While working on an elevator installation project to make the Western Wall Plaza of the City of Jerusalem more accessible to visitors, Israeli archaeologists unearthed a juglet (a small pottery jar) containing four gold coins that are roughly 1,000 years old.
During preliminary digging at the site last month, Israel Antiquities Authority (IAA) inspector Yevgenia Kapil discovered the jar. A few weeks later, excavator David Gellman inspected the pristine piece of pottery and emptied its contents. What he found was quite remarkable.
“To my great surprise, along with the soil, four shiny gold coins fell into my hand. This is the first time in my career as an archaeologist that I have discovered gold, and it is tremendously exciting,” Gellman said.
The 1,000-year-old coins dated back to when the Holy Land was under Islamic control. The coins were in “excellent preservation and immediately identifiable even without cleaning,” IAA coin expert Dr. Robert Kool said in a statement.
Dr. Kool revealed that the coins “are a near perfect reflection of the historical events” in which they were minted. Their discovery marked the “first time in fifty years that a gold cache from the Fatimid period had been discovered in Jerusalem’s Old City.”

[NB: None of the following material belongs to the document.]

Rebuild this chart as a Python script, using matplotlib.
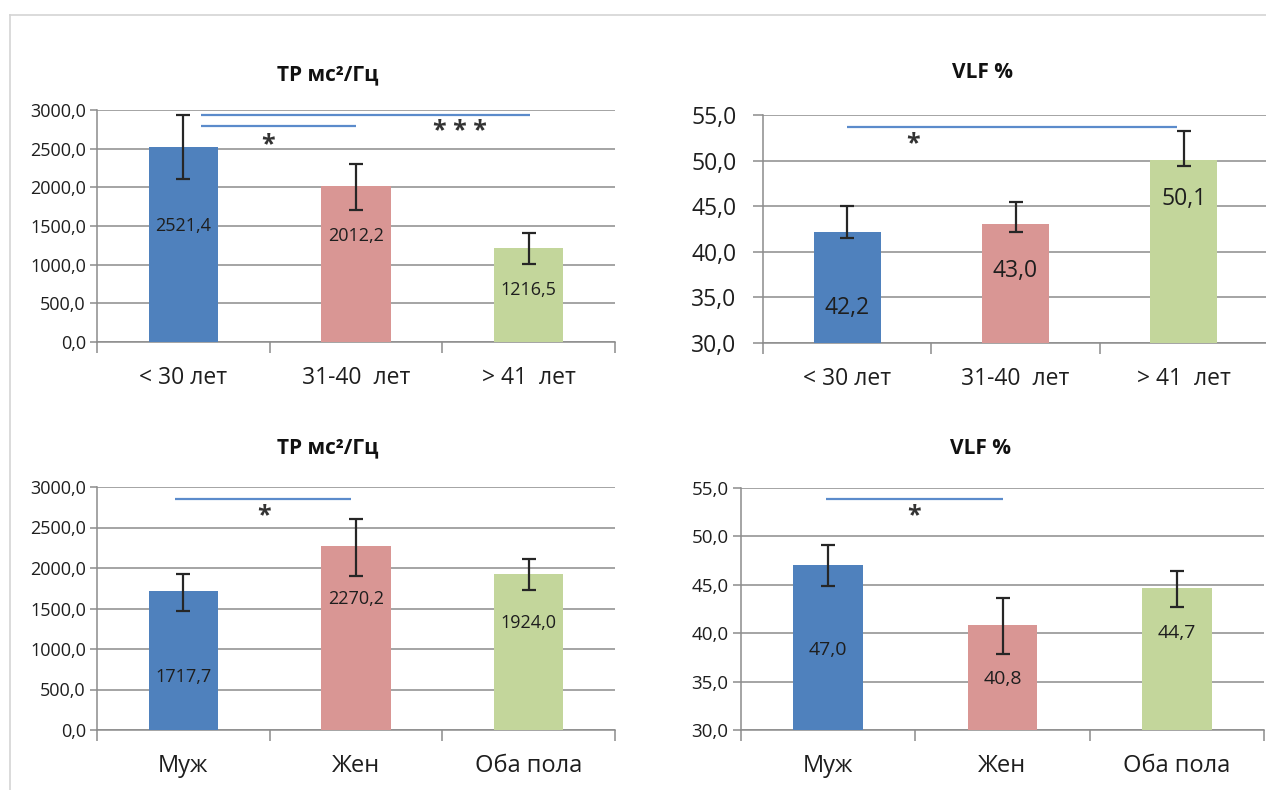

“The coins date from a relatively brief period, from the late 940s to the 970s CE. This was a time of radical political change, when control over Eretz Israel passed from the Sunni Abbasid caliphate… into the hands of … the Fatimid dynasty of North Africa… [The Fatimids] conquered Egypt, Syria and Eretz Israel in those years,” Dr. Kool stated.
“Two gold dinars were minted in Ramla during the rule of Caliph al-Muti‛ (946–974 CE) and his regional governor, Abu ‛Ali al-Qasim ibn al-Ihshid Unujur (946–961 CE). The other two gold coins were minted in Cairo by the Fatimid rulers al-Mu‘izz (953–975 CE) and his successor, al-‘Aziz (975–996 CE),” the coin specialist added.
Although four modern-day gold coins may not amount too much, “four dinars was a considerable sum of money for most of the population, who lived under difficult conditions at the time,” Dr. Kool informed.
He also said the amount discovered “was equal to the monthly salary of a minor official, or four months’ salary for a common laborer.”
“Compared with those people, the small handful of wealthy officials and merchants in the city earned huge salaries and amassed vast wealth,” Dr. Kool revealed.
“A senior treasury official could earn 7,000 gold dinars a month, and also receive additional incomes from his rural estates amounting to hundreds of thousands of gold dinars a year.”